**AIM:** Quote all of the data exactly as given. Skip every picture it contains.

**RECORDED DATA:**
------------------------------------
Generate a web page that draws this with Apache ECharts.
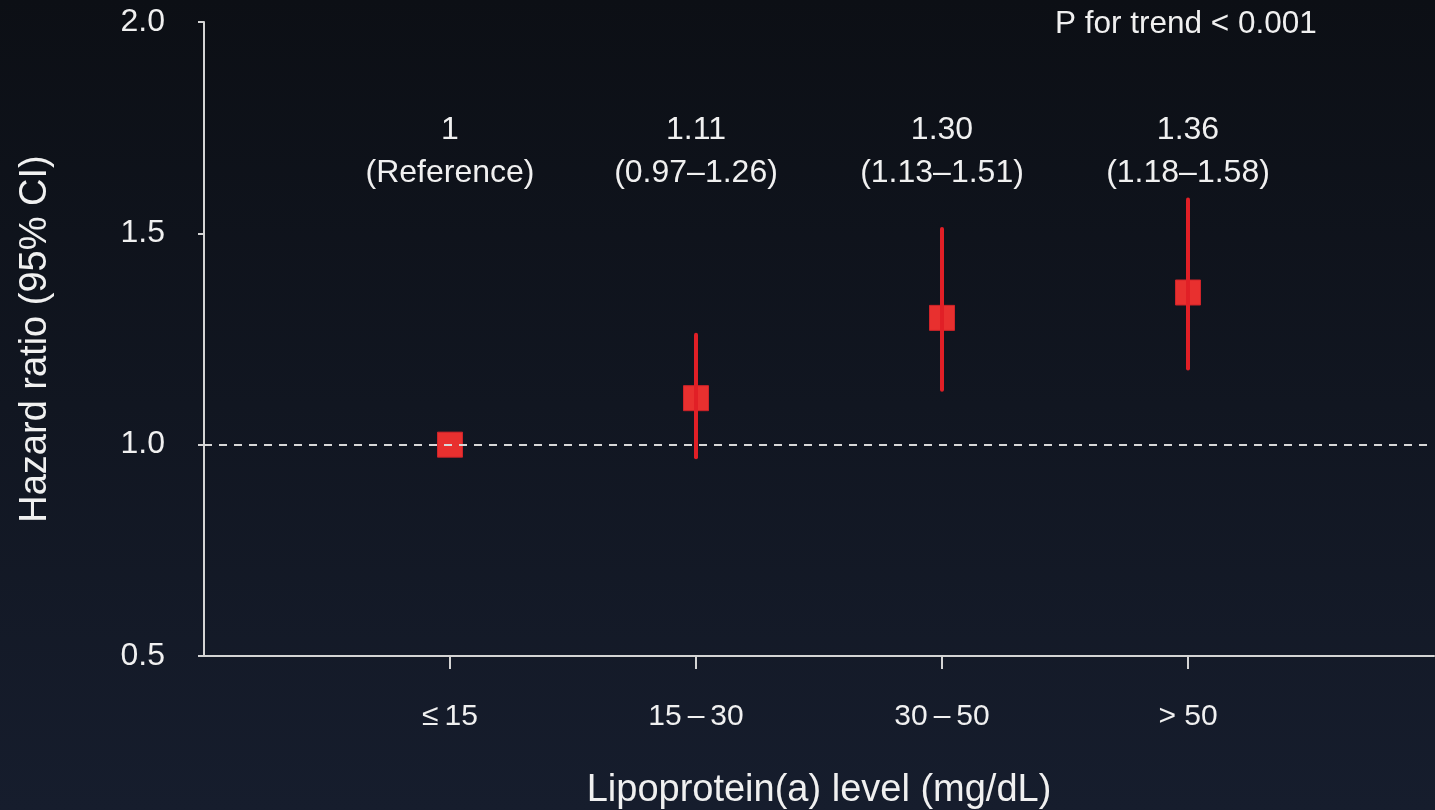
<!DOCTYPE html>
<html>
<head>
<meta charset="utf-8">
<script src="https://cdn.jsdelivr.net/npm/echarts@6/dist/echarts.min.js"></script>
<style>
html,body{margin:0;padding:0;background:#0e1219;}
#chart{width:1435px;height:810px;}
</style>
</head>
<body>
<div id="chart"></div>
<script>
const categories = ['', '≤\u200915', '15\u2009–\u200930', '30\u2009–\u200950', '> 50', ''];
const groups = ['≤\u200915', '15\u2009–\u200930', '30\u2009–\u200950', '> 50'];
const hazardRatio = [1.0, 1.11, 1.30, 1.36];
const ciLower = [null, 0.97, 1.13, 1.18];
const ciUpper = [null, 1.26, 1.51, 1.58];
const annotationTop = ['1', '1.11', '1.30', '1.36'];
const annotationBottom = ['(Reference)', '(0.97–1.26)', '(1.13–1.51)', '(1.18–1.58)'];
const yTicks = [0.5, 1.0, 1.5, 2.0];
const annotationLevel = 1.693;

const FONT = '"Liberation Sans", Arial, Helvetica, sans-serif';
const TXT = '#f0f0f0';
const AX = '#d4d4d4';
const RED = '#e8302f';
const RED_LINE = '#e11f26';

const chart = echarts.init(document.getElementById('chart'));
chart.setOption({
  animation: false,
  backgroundColor: {
    type: 'linear', x: 0, y: 0, x2: 0, y2: 1,
    colorStops: [{offset: 0, color: '#0c0f15'}, {offset: 1, color: '#161d2d'}]
  },
  textStyle: {fontFamily: FONT},
  grid: {left: 204, right: 1, top: 22, bottom: 154, containLabel: false, outerBoundsMode: 'none'},
  graphic: [{
    type: 'text', left: 1055, top: 8,
    style: {text: 'P for trend < 0.001', fill: TXT, font: '31.5px ' + FONT}
  }],
  xAxis: {
    type: 'category',
    data: categories,
    boundaryGap: false,
    name: 'Lipoprotein(a) level (mg/dL)',
    nameLocation: 'middle',
    nameGap: 116,
    nameTextStyle: {color: TXT, fontSize: 38, fontFamily: FONT},
    axisLine: {lineStyle: {color: AX, width: 2}},
    axisTick: {show: true, length: 13, lineStyle: {color: AX, width: 2},
      interval: function (i) { return i >= 1 && i <= 4; }},
    axisLabel: {color: TXT, fontSize: 30, fontFamily: FONT, margin: 46,
      interval: function (i) { return i >= 1 && i <= 4; }},
    splitLine: {show: false}
  },
  yAxis: {
    type: 'value',
    min: 0.5, max: 2.0, interval: 0.5,
    name: 'Hazard ratio (95% CI)',
    nameLocation: 'middle',
    nameGap: 149,
    nameTextStyle: {color: TXT, fontSize: 38, fontFamily: FONT},
    axisLine: {show: true, lineStyle: {color: AX, width: 2}},
    axisTick: {show: true, length: 6, lineStyle: {color: AX, width: 2}},
    axisLabel: {color: TXT, fontSize: 32, fontFamily: FONT, margin: 39,
      formatter: function (v) { return yTicks.indexOf(v) >= 0 ? v.toFixed(1) : ''; }},
    splitLine: {show: false}
  },
  series: [
    {
      type: 'line',
      data: [],
      markLine: {
        silent: true, symbol: 'none',
        label: {show: false},
        lineStyle: {color: '#d8d8d8', type: [8, 7], width: 2},
        data: [{yAxis: 1.0}]
      }
    },
    {
      type: 'scatter',
      symbol: 'rect',
      symbolSize: 25,
      z: 3,
      itemStyle: {color: RED, borderColor: '#cf2329', borderWidth: 1, opacity: 1},
      data: groups.map((g, i) => [g, hazardRatio[i]])
    },
    {
      type: 'custom',
      z: 4,
      data: groups.map((g, i) => [g, ciLower[i], ciUpper[i]]).filter(d => d[1] != null),
      encode: {x: 0, y: [1, 2]},
      renderItem: function (params, api) {
        const lo = api.coord([api.value(0), api.value(1)]);
        const hi = api.coord([api.value(0), api.value(2)]);
        return {
          type: 'line',
          shape: {x1: lo[0], y1: lo[1], x2: hi[0], y2: hi[1]},
          style: {stroke: RED_LINE, lineWidth: 4, lineCap: 'round'}
        };
      }
    },
    {
      type: 'scatter',
      symbolSize: 0,
      z: 5,
      itemStyle: {opacity: 1},
      data: groups.map((g, i) => [g, annotationLevel]),
      label: {
        show: true, position: 'inside', opacity: 1,
        color: TXT, fontSize: 32, fontFamily: FONT, lineHeight: 43, align: 'center',
        formatter: function (p) {
          return annotationTop[p.dataIndex] + '\n' + annotationBottom[p.dataIndex];
        }
      }
    }
  ]
});
</script>
</body>
</html>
------------------------------------
**ANSWER TO THIS EXERCISE:**
Generate a web page that draws this with Apache ECharts.
<!DOCTYPE html>
<html>
<head>
<meta charset="utf-8">
<script src="https://cdn.jsdelivr.net/npm/echarts@6/dist/echarts.min.js"></script>
<style>
html,body{margin:0;padding:0;background:#0e1219;}
#chart{width:1435px;height:810px;}
</style>
</head>
<body>
<div id="chart"></div>
<script>
const categories = ['', '≤\u200915', '15\u2009–\u200930', '30\u2009–\u200950', '> 50', ''];
const groups = ['≤\u200915', '15\u2009–\u200930', '30\u2009–\u200950', '> 50'];
const hazardRatio = [1.0, 1.11, 1.30, 1.36];
const ciLower = [null, 0.97, 1.13, 1.18];
const ciUpper = [null, 1.26, 1.51, 1.58];
const annotationTop = ['1', '1.11', '1.30', '1.36'];
const annotationBottom = ['(Reference)', '(0.97–1.26)', '(1.13–1.51)', '(1.18–1.58)'];
const yTicks = [0.5, 1.0, 1.5, 2.0];
const annotationLevel = 1.693;

const FONT = '"Liberation Sans", Arial, Helvetica, sans-serif';
const TXT = '#f0f0f0';
const AX = '#d4d4d4';
const RED = '#e8302f';
const RED_LINE = '#e11f26';

const chart = echarts.init(document.getElementById('chart'));
chart.setOption({
  animation: false,
  backgroundColor: {
    type: 'linear', x: 0, y: 0, x2: 0, y2: 1,
    colorStops: [{offset: 0, color: '#0c0f15'}, {offset: 1, color: '#161d2d'}]
  },
  textStyle: {fontFamily: FONT},
  grid: {left: 204, right: 1, top: 22, bottom: 154, containLabel: false, outerBoundsMode: 'none'},
  graphic: [{
    type: 'text', left: 1055, top: 8,
    style: {text: 'P for trend < 0.001', fill: TXT, font: '31.5px ' + FONT}
  }],
  xAxis: {
    type: 'category',
    data: categories,
    boundaryGap: false,
    name: 'Lipoprotein(a) level (mg/dL)',
    nameLocation: 'middle',
    nameGap: 116,
    nameTextStyle: {color: TXT, fontSize: 38, fontFamily: FONT},
    axisLine: {lineStyle: {color: AX, width: 2}},
    axisTick: {show: true, length: 13, lineStyle: {color: AX, width: 2},
      interval: function (i) { return i >= 1 && i <= 4; }},
    axisLabel: {color: TXT, fontSize: 30, fontFamily: FONT, margin: 46,
      interval: function (i) { return i >= 1 && i <= 4; }},
    splitLine: {show: false}
  },
  yAxis: {
    type: 'value',
    min: 0.5, max: 2.0, interval: 0.5,
    name: 'Hazard ratio (95% CI)',
    nameLocation: 'middle',
    nameGap: 149,
    nameTextStyle: {color: TXT, fontSize: 38, fontFamily: FONT},
    axisLine: {show: true, lineStyle: {color: AX, width: 2}},
    axisTick: {show: true, length: 6, lineStyle: {color: AX, width: 2}},
    axisLabel: {color: TXT, fontSize: 32, fontFamily: FONT, margin: 39,
      formatter: function (v) { return yTicks.indexOf(v) >= 0 ? v.toFixed(1) : ''; }},
    splitLine: {show: false}
  },
  series: [
    {
      type: 'line',
      data: [],
      markLine: {
        silent: true, symbol: 'none',
        label: {show: false},
        lineStyle: {color: '#d8d8d8', type: [8, 7], width: 2},
        data: [{yAxis: 1.0}]
      }
    },
    {
      type: 'scatter',
      symbol: 'rect',
      symbolSize: 25,
      z: 3,
      itemStyle: {color: RED, borderColor: '#cf2329', borderWidth: 1, opacity: 1},
      data: groups.map((g, i) => [g, hazardRatio[i]])
    },
    {
      type: 'custom',
      z: 4,
      data: groups.map((g, i) => [g, ciLower[i], ciUpper[i]]).filter(d => d[1] != null),
      encode: {x: 0, y: [1, 2]},
      renderItem: function (params, api) {
        const lo = api.coord([api.value(0), api.value(1)]);
        const hi = api.coord([api.value(0), api.value(2)]);
        return {
          type: 'line',
          shape: {x1: lo[0], y1: lo[1], x2: hi[0], y2: hi[1]},
          style: {stroke: RED_LINE, lineWidth: 4, lineCap: 'round'}
        };
      }
    },
    {
      type: 'scatter',
      symbolSize: 0,
      z: 5,
      itemStyle: {opacity: 1},
      data: groups.map((g, i) => [g, annotationLevel]),
      label: {
        show: true, position: 'inside', opacity: 1,
        color: TXT, fontSize: 32, fontFamily: FONT, lineHeight: 43, align: 'center',
        formatter: function (p) {
          return annotationTop[p.dataIndex] + '\n' + annotationBottom[p.dataIndex];
        }
      }
    }
  ]
});
</script>
</body>
</html>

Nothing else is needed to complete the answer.